* _What this task involves_
Only the lines from the one with "Clone this chart in matplotlib." through the one with "plt.rcParams['font.family'] = ['Open", inclusive, should be echoed exactly; pictures are left out.

# # # # # # #

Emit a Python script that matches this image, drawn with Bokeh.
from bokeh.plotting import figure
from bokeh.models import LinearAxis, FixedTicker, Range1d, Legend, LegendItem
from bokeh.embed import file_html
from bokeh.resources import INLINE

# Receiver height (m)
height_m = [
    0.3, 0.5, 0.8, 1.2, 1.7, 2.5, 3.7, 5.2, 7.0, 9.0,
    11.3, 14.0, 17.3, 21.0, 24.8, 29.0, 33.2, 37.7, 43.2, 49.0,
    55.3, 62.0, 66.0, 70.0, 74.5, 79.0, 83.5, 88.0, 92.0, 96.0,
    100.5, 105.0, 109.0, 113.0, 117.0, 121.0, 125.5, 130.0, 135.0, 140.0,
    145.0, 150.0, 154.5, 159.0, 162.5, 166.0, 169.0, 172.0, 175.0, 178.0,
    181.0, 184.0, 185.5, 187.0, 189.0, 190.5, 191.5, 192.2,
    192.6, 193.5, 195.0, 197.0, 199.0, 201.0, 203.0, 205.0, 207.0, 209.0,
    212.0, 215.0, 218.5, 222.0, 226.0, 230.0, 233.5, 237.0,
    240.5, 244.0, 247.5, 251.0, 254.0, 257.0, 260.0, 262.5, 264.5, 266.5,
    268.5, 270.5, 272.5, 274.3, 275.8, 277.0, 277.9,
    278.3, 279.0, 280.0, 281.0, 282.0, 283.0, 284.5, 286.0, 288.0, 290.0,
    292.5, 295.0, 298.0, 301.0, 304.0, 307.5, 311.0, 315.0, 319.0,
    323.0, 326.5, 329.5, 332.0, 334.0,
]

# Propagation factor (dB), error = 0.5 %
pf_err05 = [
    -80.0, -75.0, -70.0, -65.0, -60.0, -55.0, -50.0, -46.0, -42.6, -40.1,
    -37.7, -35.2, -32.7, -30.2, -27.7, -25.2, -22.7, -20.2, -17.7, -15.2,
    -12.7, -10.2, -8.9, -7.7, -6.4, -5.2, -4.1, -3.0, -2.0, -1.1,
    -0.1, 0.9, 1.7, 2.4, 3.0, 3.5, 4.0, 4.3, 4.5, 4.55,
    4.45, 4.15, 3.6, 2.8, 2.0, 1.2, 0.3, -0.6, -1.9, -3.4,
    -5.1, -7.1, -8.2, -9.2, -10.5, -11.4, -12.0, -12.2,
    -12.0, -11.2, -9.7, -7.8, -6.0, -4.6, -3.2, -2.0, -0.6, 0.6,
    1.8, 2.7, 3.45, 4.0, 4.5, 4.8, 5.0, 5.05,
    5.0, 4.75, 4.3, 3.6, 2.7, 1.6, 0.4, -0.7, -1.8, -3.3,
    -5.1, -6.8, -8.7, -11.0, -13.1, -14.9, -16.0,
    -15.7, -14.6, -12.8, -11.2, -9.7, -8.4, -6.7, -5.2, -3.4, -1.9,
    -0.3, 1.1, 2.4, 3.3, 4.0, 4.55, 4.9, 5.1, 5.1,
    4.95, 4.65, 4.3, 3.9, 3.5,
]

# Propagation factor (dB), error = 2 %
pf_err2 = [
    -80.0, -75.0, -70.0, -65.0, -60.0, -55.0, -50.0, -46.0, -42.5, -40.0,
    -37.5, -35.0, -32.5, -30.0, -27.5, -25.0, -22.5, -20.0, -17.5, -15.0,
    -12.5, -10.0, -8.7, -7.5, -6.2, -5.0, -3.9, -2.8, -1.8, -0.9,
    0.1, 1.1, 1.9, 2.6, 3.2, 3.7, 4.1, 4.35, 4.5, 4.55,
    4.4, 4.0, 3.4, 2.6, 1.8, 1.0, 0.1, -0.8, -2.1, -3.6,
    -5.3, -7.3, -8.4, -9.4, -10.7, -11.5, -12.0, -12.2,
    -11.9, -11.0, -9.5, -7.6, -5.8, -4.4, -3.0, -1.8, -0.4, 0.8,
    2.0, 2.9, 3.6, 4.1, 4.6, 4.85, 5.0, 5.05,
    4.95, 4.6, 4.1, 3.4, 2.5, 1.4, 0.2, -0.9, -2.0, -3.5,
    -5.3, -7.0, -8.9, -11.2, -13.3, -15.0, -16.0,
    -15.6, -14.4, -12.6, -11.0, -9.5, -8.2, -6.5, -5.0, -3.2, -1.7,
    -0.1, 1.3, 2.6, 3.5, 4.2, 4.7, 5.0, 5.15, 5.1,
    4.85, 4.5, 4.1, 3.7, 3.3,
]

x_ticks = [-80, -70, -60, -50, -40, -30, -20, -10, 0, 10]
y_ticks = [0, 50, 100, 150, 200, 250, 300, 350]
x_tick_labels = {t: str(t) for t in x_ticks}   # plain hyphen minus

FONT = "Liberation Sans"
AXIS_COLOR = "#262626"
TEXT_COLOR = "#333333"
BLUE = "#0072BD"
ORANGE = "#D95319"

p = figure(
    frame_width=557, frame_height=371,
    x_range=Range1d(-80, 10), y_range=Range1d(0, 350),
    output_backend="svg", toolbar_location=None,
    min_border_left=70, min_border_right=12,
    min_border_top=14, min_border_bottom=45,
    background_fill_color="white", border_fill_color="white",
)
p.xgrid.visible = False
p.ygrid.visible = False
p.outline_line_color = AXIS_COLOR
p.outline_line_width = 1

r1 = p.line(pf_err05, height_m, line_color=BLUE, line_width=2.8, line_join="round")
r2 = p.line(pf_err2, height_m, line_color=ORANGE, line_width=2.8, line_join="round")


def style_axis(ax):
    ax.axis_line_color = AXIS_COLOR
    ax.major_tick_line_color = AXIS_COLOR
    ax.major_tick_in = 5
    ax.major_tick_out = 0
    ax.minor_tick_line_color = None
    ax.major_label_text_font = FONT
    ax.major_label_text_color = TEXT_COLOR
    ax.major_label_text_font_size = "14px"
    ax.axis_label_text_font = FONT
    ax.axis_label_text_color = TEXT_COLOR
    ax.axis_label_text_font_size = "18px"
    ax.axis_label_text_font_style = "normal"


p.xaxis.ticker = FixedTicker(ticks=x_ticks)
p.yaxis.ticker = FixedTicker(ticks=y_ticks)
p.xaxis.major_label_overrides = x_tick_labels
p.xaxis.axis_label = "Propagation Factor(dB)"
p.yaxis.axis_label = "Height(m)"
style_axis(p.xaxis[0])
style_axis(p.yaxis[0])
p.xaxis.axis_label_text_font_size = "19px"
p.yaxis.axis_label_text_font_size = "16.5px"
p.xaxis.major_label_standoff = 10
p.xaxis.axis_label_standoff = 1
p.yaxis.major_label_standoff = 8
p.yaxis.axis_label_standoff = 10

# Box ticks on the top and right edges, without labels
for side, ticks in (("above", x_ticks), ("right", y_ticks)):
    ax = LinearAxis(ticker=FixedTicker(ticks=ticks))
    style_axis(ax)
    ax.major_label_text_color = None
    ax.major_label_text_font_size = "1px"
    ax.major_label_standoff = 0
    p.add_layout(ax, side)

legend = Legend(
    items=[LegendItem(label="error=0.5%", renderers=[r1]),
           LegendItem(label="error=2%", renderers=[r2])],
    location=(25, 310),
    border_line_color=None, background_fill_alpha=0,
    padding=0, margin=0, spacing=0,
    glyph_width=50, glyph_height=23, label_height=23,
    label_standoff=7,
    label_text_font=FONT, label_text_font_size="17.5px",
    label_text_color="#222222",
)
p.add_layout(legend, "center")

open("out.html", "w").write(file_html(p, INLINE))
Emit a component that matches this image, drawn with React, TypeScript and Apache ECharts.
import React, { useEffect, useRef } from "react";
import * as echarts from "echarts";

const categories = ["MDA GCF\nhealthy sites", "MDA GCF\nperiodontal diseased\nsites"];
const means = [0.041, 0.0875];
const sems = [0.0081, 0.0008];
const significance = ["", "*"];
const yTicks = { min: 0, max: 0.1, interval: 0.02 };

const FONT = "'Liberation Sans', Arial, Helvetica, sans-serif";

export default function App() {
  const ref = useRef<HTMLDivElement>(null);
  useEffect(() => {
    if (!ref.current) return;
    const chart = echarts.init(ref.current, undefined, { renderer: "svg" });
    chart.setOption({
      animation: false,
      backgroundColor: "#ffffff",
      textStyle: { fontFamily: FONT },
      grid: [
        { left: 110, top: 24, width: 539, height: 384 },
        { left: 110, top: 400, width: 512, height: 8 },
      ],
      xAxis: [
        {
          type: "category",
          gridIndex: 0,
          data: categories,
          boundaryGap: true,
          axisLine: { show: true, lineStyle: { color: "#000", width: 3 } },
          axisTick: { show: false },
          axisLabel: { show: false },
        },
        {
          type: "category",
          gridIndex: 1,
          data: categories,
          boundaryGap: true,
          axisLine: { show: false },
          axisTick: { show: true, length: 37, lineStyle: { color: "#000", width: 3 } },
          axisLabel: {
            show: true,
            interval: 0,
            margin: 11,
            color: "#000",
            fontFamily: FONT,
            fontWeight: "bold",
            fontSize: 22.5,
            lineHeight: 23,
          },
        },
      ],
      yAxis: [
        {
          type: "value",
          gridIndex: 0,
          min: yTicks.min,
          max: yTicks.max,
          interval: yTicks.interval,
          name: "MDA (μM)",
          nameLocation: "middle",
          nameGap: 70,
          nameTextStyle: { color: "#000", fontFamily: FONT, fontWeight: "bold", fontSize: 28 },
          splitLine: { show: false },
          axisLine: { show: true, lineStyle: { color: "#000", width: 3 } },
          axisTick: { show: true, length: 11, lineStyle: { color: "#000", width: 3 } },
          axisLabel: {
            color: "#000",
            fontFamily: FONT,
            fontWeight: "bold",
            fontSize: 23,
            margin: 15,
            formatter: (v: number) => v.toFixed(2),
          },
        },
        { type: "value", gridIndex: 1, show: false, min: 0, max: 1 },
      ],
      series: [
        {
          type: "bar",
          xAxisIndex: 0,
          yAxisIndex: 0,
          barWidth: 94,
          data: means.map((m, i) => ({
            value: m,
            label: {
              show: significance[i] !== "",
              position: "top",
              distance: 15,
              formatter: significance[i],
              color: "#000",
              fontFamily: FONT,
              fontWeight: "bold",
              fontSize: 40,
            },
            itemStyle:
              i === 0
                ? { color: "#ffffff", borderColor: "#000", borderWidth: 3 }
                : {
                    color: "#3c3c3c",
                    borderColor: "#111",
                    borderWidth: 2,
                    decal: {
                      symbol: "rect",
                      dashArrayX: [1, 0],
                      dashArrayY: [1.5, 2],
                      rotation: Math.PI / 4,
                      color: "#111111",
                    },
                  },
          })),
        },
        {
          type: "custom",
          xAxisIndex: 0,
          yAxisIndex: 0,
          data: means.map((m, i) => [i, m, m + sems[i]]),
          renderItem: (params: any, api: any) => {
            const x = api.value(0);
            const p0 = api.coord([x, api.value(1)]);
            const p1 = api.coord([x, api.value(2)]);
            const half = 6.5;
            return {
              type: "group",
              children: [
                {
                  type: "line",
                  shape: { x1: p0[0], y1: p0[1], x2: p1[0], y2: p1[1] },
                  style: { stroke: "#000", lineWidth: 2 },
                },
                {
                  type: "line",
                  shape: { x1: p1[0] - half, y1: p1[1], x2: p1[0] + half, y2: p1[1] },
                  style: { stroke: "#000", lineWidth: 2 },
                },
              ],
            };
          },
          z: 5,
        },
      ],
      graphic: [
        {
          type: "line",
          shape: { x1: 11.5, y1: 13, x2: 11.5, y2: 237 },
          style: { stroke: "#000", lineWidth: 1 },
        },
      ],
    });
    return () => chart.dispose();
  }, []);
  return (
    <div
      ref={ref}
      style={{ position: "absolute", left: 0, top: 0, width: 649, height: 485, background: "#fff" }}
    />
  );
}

# # # # # # #

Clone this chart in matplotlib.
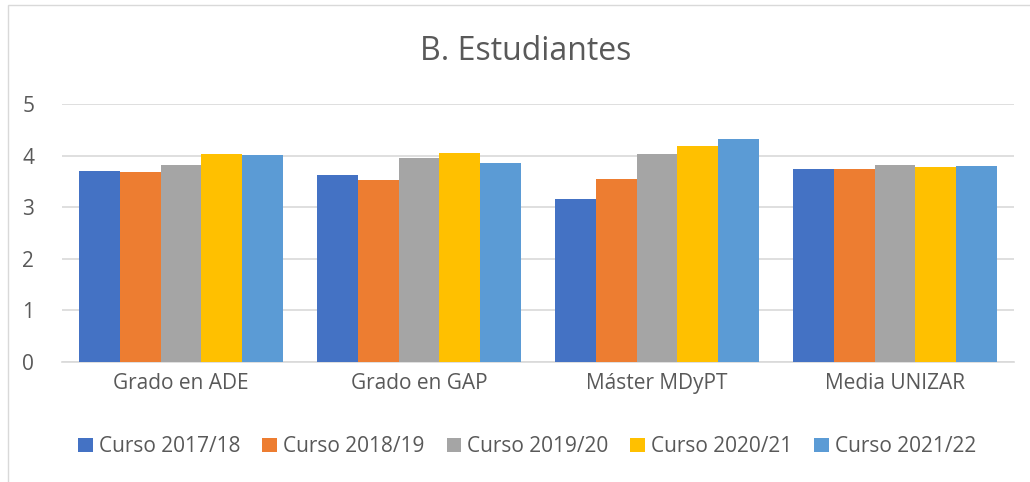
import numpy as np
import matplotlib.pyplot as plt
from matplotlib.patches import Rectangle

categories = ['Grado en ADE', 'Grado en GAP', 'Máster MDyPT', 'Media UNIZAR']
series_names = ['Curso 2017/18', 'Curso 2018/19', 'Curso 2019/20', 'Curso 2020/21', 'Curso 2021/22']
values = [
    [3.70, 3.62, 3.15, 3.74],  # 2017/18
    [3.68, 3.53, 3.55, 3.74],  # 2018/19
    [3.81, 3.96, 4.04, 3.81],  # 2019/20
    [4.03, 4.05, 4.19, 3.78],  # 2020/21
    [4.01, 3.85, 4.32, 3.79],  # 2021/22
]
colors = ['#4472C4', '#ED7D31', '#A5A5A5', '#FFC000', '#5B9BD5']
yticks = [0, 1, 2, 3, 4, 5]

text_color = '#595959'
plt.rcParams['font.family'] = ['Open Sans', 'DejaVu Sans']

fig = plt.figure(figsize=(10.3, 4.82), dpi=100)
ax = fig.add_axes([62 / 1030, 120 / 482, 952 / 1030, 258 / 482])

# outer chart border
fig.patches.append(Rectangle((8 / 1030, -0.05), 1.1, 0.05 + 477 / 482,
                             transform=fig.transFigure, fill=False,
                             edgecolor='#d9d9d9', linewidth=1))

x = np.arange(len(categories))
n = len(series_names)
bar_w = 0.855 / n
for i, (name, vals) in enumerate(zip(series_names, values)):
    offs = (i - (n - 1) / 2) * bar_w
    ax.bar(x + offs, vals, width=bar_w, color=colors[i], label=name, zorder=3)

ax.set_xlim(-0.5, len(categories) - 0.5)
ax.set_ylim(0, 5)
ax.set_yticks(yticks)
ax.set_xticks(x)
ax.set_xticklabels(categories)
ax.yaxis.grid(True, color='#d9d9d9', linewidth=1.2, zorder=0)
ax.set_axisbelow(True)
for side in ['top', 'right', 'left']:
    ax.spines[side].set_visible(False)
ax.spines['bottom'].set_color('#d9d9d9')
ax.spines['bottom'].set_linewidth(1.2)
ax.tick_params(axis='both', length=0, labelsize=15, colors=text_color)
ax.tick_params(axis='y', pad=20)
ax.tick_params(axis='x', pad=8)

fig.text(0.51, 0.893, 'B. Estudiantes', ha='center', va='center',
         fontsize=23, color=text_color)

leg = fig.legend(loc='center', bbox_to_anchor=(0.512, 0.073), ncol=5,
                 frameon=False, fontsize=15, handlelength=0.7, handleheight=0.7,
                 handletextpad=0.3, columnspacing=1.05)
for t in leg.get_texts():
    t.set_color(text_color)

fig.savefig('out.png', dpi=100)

# # # # # # #

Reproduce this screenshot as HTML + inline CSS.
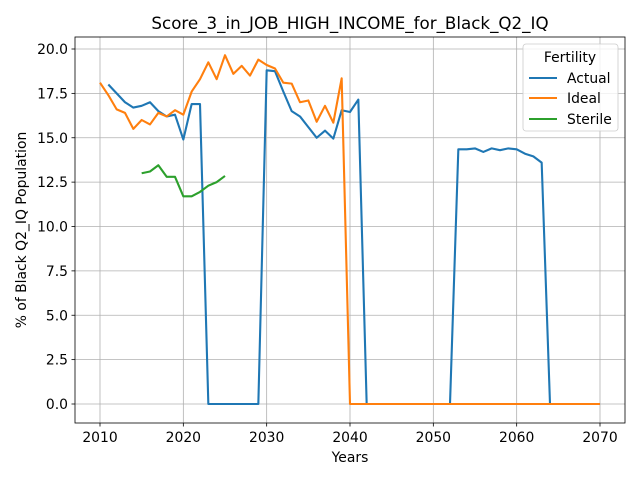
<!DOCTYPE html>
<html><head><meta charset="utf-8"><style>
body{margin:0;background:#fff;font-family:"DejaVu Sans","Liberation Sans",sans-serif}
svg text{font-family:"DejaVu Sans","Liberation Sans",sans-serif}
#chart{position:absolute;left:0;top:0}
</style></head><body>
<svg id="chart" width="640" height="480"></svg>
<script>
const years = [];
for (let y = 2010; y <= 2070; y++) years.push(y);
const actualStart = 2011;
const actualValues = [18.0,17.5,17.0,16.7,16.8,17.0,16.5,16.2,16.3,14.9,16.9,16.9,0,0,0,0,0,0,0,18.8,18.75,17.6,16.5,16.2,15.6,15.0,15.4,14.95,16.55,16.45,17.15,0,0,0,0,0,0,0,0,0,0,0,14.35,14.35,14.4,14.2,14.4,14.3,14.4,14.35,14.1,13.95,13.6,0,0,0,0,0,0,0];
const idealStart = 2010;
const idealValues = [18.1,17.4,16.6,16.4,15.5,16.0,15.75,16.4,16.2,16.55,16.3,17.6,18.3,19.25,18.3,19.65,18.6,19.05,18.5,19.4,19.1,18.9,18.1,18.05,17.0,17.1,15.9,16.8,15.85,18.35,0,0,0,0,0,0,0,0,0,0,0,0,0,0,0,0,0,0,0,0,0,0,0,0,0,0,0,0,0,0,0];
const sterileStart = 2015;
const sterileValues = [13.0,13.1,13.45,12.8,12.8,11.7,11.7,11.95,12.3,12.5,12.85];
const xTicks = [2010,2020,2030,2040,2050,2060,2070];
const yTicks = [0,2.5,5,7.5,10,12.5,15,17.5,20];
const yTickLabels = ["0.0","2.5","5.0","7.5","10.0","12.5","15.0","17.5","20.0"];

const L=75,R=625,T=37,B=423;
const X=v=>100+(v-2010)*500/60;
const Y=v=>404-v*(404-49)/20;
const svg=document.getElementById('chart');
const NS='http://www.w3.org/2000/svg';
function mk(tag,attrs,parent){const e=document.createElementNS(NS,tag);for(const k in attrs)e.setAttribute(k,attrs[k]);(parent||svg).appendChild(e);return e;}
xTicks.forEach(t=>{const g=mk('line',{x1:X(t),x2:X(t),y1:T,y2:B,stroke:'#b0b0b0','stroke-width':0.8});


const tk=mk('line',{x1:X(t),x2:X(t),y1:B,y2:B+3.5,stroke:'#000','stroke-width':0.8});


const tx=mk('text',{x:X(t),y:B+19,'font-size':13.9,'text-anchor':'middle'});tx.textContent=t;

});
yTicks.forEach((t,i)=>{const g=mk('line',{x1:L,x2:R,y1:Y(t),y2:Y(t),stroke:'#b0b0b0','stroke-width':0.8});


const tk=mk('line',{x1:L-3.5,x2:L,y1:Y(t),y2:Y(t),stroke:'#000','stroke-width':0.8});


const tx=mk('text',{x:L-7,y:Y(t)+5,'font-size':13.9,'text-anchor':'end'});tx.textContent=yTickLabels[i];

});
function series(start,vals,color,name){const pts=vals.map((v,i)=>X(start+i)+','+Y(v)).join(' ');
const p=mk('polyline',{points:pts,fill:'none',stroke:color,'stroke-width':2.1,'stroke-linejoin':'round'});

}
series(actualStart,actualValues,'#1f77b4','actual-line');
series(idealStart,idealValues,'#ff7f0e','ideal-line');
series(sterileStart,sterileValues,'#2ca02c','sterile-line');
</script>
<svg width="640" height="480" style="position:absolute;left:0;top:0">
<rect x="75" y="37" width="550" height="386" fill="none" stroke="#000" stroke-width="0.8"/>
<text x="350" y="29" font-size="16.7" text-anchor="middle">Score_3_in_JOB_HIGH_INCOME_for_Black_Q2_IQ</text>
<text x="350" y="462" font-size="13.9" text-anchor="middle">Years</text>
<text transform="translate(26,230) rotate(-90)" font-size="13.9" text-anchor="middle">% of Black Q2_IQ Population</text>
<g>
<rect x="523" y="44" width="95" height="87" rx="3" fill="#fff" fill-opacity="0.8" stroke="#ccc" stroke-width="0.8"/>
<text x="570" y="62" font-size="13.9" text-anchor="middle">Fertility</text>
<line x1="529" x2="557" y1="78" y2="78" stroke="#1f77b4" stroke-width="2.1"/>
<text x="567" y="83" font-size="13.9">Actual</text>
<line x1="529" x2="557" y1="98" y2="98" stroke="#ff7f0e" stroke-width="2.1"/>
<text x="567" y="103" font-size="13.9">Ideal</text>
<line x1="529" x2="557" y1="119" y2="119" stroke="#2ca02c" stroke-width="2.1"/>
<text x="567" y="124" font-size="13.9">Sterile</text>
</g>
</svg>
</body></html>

# # # # # # #

* _Correct output_
Clone this chart in matplotlib.
import numpy as np
import matplotlib.pyplot as plt
from matplotlib.patches import Rectangle

categories = ['Grado en ADE', 'Grado en GAP', 'Máster MDyPT', 'Media UNIZAR']
series_names = ['Curso 2017/18', 'Curso 2018/19', 'Curso 2019/20', 'Curso 2020/21', 'Curso 2021/22']
values = [
    [3.70, 3.62, 3.15, 3.74],  # 2017/18
    [3.68, 3.53, 3.55, 3.74],  # 2018/19
    [3.81, 3.96, 4.04, 3.81],  # 2019/20
    [4.03, 4.05, 4.19, 3.78],  # 2020/21
    [4.01, 3.85, 4.32, 3.79],  # 2021/22
]
colors = ['#4472C4', '#ED7D31', '#A5A5A5', '#FFC000', '#5B9BD5']
yticks = [0, 1, 2, 3, 4, 5]

text_color = '#595959'
plt.rcParams['font.family'] = ['Open Sans', 'DejaVu Sans']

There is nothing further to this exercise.